Arriver à Luchon ne fut pas une sinécure. Départ d’Orly tôt le matin pour atterrir dans un aéroport de Toulouse-Blagnac qui avait été battu par des pluies diluviennes et les vents toute la nuit. Je ne savais pas encore que le retour serait encore plus turbulent. Bravo au commandant de bord et au personnel d’Air France !
Sur le tarmac, le soleil arrivait à percer, mais au loin, la Garonne et plusieurs rivières fougueuses du Comminges avaient coupé les routes ralliant l’Espagne et les Pyrénées. Des berges étaient ravagées par les crues, les pompiers en action. Un gendarme m’indiqua à un carrefour que le seul moyen pour atteindre Luchon en cet instant, était l’hélicoptère…

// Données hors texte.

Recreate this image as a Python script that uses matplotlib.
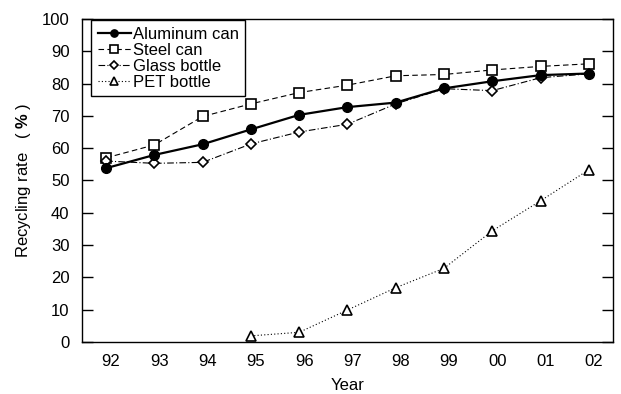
import numpy as np
import matplotlib
matplotlib.use('Agg')
import matplotlib.pyplot as plt
import matplotlib.transforms as mtrans

plt.rcParams['font.family'] = ['Liberation Sans', 'DejaVu Sans']
plt.rcParams['mathtext.fontset'] = 'custom'
plt.rcParams['mathtext.rm'] = 'Liberation Sans'
plt.rcParams['mathtext.bf'] = 'Liberation Sans:bold'

years = ['92', '93', '94', '95', '96', '97', '98', '99', '00', '01', '02']
aluminum = [53.8, 57.9, 61.2, 65.8, 70.3, 72.7, 74.1, 78.5, 80.7, 82.6, 83.1]
steel = [57.0, 61.0, 69.8, 73.7, 77.2, 79.5, 82.4, 82.8, 84.2, 85.3, 86.1]
glass = [56.0, 55.3, 55.6, 61.3, 65.0, 67.4, 73.7, 78.4, 77.8, 81.8, 83.0]
pet_years = ['95', '96', '97', '98', '99', '00', '01', '02']
pet = [1.9, 3.0, 9.9, 16.8, 22.8, 34.4, 43.7, 53.3]

x = np.arange(len(years))
x_pet = np.array([years.index(y) for y in pet_years])

fig = plt.figure(figsize=(6.21, 3.94), dpi=100)
ax = fig.add_axes([0.132, 0.132, 0.855, 0.82])

ax.plot(x, aluminum, 'k-', lw=1.6, marker='o', ms=7, mfc='k', label='Aluminum can', zorder=5)
ax.plot(x, steel, color='k', ls=(0, (5, 3)), lw=0.8, marker='s', ms=7, mfc='white', mew=1.2,
        label='Steel can', zorder=3)
ax.plot(x, glass, color='k', ls=(0, (6, 2, 1, 2)), lw=0.8, marker='D', ms=5, mfc='white', mew=1.2,
        label='Glass bottle', zorder=4)
ax.plot(x_pet, pet, color='k', ls=(0, (1, 2)), lw=0.8, marker='^', ms=7, mfc='white', mew=1.2,
        label='PET bottle', zorder=3)

ax.set_xlim(-0.5, len(years) - 0.5)
ax.set_ylim(0, 100)
ax.set_xticks(x)
ax.set_xticklabels(years)
ax.set_yticks(np.arange(0, 101, 10))
ax.tick_params(axis='y', direction='in', length=8, width=1, right=True, labelsize=12, pad=9)
ax.tick_params(axis='x', length=0, labelsize=12, pad=9)
for s in ax.spines.values():
    s.set_linewidth(1)

# year labels sit a little right of the points in the original
shift = mtrans.ScaledTranslation(5 / 100, 0, fig.dpi_scale_trans)
for lab in ax.get_xticklabels():
    lab.set_transform(lab.get_transform() + shift)

ax.set_xlabel('Year', fontsize=12, labelpad=6)
ax.set_ylabel(r'Recycling rate   ( $\mathbf{\%}$ )', fontsize=12, labelpad=6)

leg = ax.legend(loc='upper left', bbox_to_anchor=(0.017, 0.997), borderaxespad=0,
                fontsize=12, handlelength=2.0, handletextpad=0.1, labelspacing=0.06,
                borderpad=0.4, markerscale=0.75, fancybox=False, framealpha=1)
leg.get_frame().set_edgecolor('k')
leg.get_frame().set_linewidth(1)

fig.savefig('out.png', dpi=100)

Après réflexion, je me dis que le mieux était de faire comme le Commissaire Jasper de mon bouquin : trouver une bonne auberge. Je ne fus pas déçu. Ce fut L’Etable, à Saint-Gaudens, près du Pont Valentine. Un service top, des propriétaires charmants, un repas plantureux et généreux, comme on sait les servir dans le Sud-Ouest. Et une viande ! Au café-dessert, le cuistot, aux fourneaux devant sa cheminée, me voyant dépité de ne pas pouvoir atteindre Luchon, se connecta sur son appli et m’annonça que « Ça y est, les crues sont plus bas, les routes sont essuyées et rouvertes… ». Je pouvais redécoller en direction de la cité thermale.
Luchon est une jolie petite ville, mais qui s’étiole et quel dommage !
La gare SNCF a été fermée il y a plusieurs mois. Les herbes dépassent des voies. Un service public déglingué, et tout est dépeuplé, on se surprend à détourner cette phrase de Lamartine. La suppression de la ligne dite « secondaire » a donné un coup de poignard à la ville. Le casino a lui aussi fermé boutique. Les thermes souffrent. Restent des commerces dynamiques, une fois par an, le Tour de France en juillet et la Fête des Fleurs fin août.
Merci sinon et bien sûr à Michel Ritou, à l’animatrice culturelle, au personnel pour leur accueil au Centre de Luchon.
Une belle rencontre à la clé avec les bénéficiaires, certains en cure thermale pour trois semaines, d’autres en randonnée dans les montagnes pyrénéennes, ou en vélo, à l’assaut des cols de la région.
Une rencontre de près de trois heures, attaquée dès le repas. Au menu : Agatha Christie et Cie, Maigret et le commissaire Jasper de mon roman, le plaisir de lire et d’écrire, le roman-noir, Victor Hugo dans les Pyrénées.
Et puis aussi la place du livre dans la vie et l’engagement, ce qu’est devenu le travail dans les entreprises de l’énergie, la soif de justice, le rôle de la police, la façon de mener une enquête.
Nous nous sommes couchés en nous demandant si un crime aurait lieu cette nuit-là dans notre maison commune accrochée à la montagne.
Au petit-déjeuner du lendemain matin, nous avons constaté que nous étions tous là.